'''

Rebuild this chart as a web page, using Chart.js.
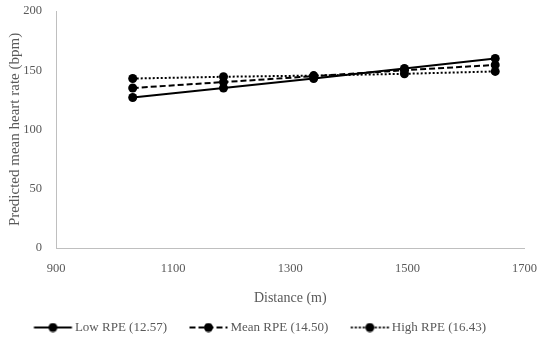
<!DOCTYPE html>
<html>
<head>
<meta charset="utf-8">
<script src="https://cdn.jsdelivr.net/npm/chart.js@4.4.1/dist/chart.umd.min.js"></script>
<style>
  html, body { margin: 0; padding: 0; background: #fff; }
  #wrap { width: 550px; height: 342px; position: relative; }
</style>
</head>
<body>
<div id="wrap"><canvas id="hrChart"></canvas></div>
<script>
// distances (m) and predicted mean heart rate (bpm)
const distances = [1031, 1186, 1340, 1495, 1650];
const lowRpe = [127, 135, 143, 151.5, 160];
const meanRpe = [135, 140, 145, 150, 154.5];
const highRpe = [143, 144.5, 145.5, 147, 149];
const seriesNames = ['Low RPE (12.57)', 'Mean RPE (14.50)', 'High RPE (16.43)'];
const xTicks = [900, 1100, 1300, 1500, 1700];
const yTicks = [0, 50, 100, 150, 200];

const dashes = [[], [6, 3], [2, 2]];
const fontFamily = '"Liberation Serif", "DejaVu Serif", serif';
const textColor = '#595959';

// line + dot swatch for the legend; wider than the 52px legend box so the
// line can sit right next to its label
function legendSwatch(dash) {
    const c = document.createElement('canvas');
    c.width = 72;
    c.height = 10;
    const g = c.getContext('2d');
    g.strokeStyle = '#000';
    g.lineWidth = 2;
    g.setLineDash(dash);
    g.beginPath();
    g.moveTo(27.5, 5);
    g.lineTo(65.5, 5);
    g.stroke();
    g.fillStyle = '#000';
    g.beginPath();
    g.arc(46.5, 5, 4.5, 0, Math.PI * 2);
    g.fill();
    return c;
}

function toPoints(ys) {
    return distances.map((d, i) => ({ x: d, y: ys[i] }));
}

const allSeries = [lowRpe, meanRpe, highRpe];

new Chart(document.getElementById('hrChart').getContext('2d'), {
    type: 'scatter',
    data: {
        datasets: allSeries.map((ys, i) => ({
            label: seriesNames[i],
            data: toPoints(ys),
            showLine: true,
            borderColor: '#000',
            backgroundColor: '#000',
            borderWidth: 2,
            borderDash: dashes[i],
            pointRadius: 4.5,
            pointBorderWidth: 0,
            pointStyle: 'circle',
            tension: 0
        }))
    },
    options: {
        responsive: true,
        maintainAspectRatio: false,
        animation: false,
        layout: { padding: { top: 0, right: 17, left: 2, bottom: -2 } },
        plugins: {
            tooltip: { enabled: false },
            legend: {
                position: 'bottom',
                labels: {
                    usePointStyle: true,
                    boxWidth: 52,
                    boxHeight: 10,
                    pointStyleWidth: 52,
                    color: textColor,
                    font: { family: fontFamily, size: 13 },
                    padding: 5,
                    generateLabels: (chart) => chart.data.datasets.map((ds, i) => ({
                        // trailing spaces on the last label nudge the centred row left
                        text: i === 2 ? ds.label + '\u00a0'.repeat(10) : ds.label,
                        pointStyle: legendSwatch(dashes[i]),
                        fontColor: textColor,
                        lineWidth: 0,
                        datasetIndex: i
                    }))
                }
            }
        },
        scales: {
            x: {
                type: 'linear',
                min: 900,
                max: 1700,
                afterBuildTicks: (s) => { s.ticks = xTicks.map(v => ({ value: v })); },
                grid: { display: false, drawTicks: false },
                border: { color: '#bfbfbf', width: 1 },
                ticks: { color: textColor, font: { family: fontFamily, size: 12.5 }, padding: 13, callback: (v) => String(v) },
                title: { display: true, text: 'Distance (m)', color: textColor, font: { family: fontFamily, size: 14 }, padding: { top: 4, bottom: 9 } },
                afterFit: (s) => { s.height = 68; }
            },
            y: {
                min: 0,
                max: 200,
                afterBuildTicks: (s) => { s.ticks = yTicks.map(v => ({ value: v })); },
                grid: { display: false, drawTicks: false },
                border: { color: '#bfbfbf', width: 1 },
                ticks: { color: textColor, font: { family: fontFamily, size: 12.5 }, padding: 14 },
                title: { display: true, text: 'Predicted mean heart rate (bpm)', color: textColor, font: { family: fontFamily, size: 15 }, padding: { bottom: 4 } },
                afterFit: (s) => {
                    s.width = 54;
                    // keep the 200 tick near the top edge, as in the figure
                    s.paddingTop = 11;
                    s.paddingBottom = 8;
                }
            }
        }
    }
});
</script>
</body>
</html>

'''

WHAT YOU WILL DO> Repeat the data exactly, dropping every picture it holds.

EXERCISE RESPONSE>
Rebuild this chart as a web page, using Chart.js.
<!DOCTYPE html>
<html>
<head>
<meta charset="utf-8">
<script src="https://cdn.jsdelivr.net/npm/chart.js@4.4.1/dist/chart.umd.min.js"></script>
<style>
  html, body { margin: 0; padding: 0; background: #fff; }
  #wrap { width: 550px; height: 342px; position: relative; }
</style>
</head>
<body>
<div id="wrap"><canvas id="hrChart"></canvas></div>
<script>
// distances (m) and predicted mean heart rate (bpm)
const distances = [1031, 1186, 1340, 1495, 1650];
const lowRpe = [127, 135, 143, 151.5, 160];
const meanRpe = [135, 140, 145, 150, 154.5];
const highRpe = [143, 144.5, 145.5, 147, 149];
const seriesNames = ['Low RPE (12.57)', 'Mean RPE (14.50)', 'High RPE (16.43)'];
const xTicks = [900, 1100, 1300, 1500, 1700];
const yTicks = [0, 50, 100, 150, 200];

const dashes = [[], [6, 3], [2, 2]];
const fontFamily = '"Liberation Serif", "DejaVu Serif", serif';
const textColor = '#595959';

// line + dot swatch for the legend; wider than the 52px legend box so the
// line can sit right next to its label
function legendSwatch(dash) {
    const c = document.createElement('canvas');
    c.width = 72;
    c.height = 10;
    const g = c.getContext('2d');
    g.strokeStyle = '#000';
    g.lineWidth = 2;
    g.setLineDash(dash);
    g.beginPath();
    g.moveTo(27.5, 5);
    g.lineTo(65.5, 5);
    g.stroke();
    g.fillStyle = '#000';
    g.beginPath();
    g.arc(46.5, 5, 4.5, 0, Math.PI * 2);
    g.fill();
    return c;
}

function toPoints(ys) {
    return distances.map((d, i) => ({ x: d, y: ys[i] }));
}

const allSeries = [lowRpe, meanRpe, highRpe];

new Chart(document.getElementById('hrChart').getContext('2d'), {
    type: 'scatter',
    data: {
        datasets: allSeries.map((ys, i) => ({
            label: seriesNames[i],
            data: toPoints(ys),
            showLine: true,
            borderColor: '#000',
            backgroundColor: '#000',
            borderWidth: 2,
            borderDash: dashes[i],
            pointRadius: 4.5,
            pointBorderWidth: 0,
            pointStyle: 'circle',
            tension: 0
        }))
    },
    options: {
        responsive: true,
        maintainAspectRatio: false,
        animation: false,
        layout: { padding: { top: 0, right: 17, left: 2, bottom: -2 } },
        plugins: {
            tooltip: { enabled: false },
            legend: {
                position: 'bottom',
                labels: {
                    usePointStyle: true,
                    boxWidth: 52,
                    boxHeight: 10,
                    pointStyleWidth: 52,
                    color: textColor,
                    font: { family: fontFamily, size: 13 },
                    padding: 5,
                    generateLabels: (chart) => chart.data.datasets.map((ds, i) => ({
                        // trailing spaces on the last label nudge the centred row left
                        text: i === 2 ? ds.label + '\u00a0'.repeat(10) : ds.label,
                        pointStyle: legendSwatch(dashes[i]),
                        fontColor: textColor,
                        lineWidth: 0,
                        datasetIndex: i
                    }))
                }
            }
        },
        scales: {
            x: {
                type: 'linear',
                min: 900,
                max: 1700,
                afterBuildTicks: (s) => { s.ticks = xTicks.map(v => ({ value: v })); },
                grid: { display: false, drawTicks: false },
                border: { color: '#bfbfbf', width: 1 },
                ticks: { color: textColor, font: { family: fontFamily, size: 12.5 }, padding: 13, callback: (v) => String(v) },
                title: { display: true, text: 'Distance (m)', color: textColor, font: { family: fontFamily, size: 14 }, padding: { top: 4, bottom: 9 } },
                afterFit: (s) => { s.height = 68; }
            },
            y: {
                min: 0,
                max: 200,
                afterBuildTicks: (s) => { s.ticks = yTicks.map(v => ({ value: v })); },
                grid: { display: false, drawTicks: false },
                border: { color: '#bfbfbf', width: 1 },
                ticks: { color: textColor, font: { family: fontFamily, size: 12.5 }, padding: 14 },
                title: { display: true, text: 'Predicted mean heart rate (bpm)', color: textColor, font: { family: fontFamily, size: 15 }, padding: { bottom: 4 } },
                afterFit: (s) => {
                    s.width = 54;
                    // keep the 200 tick near the top edge, as in the figure
                    s.paddingTop = 11;
                    s.paddingBottom = 8;
                }
            }
        }
    }
});
</script>
</body>
</html>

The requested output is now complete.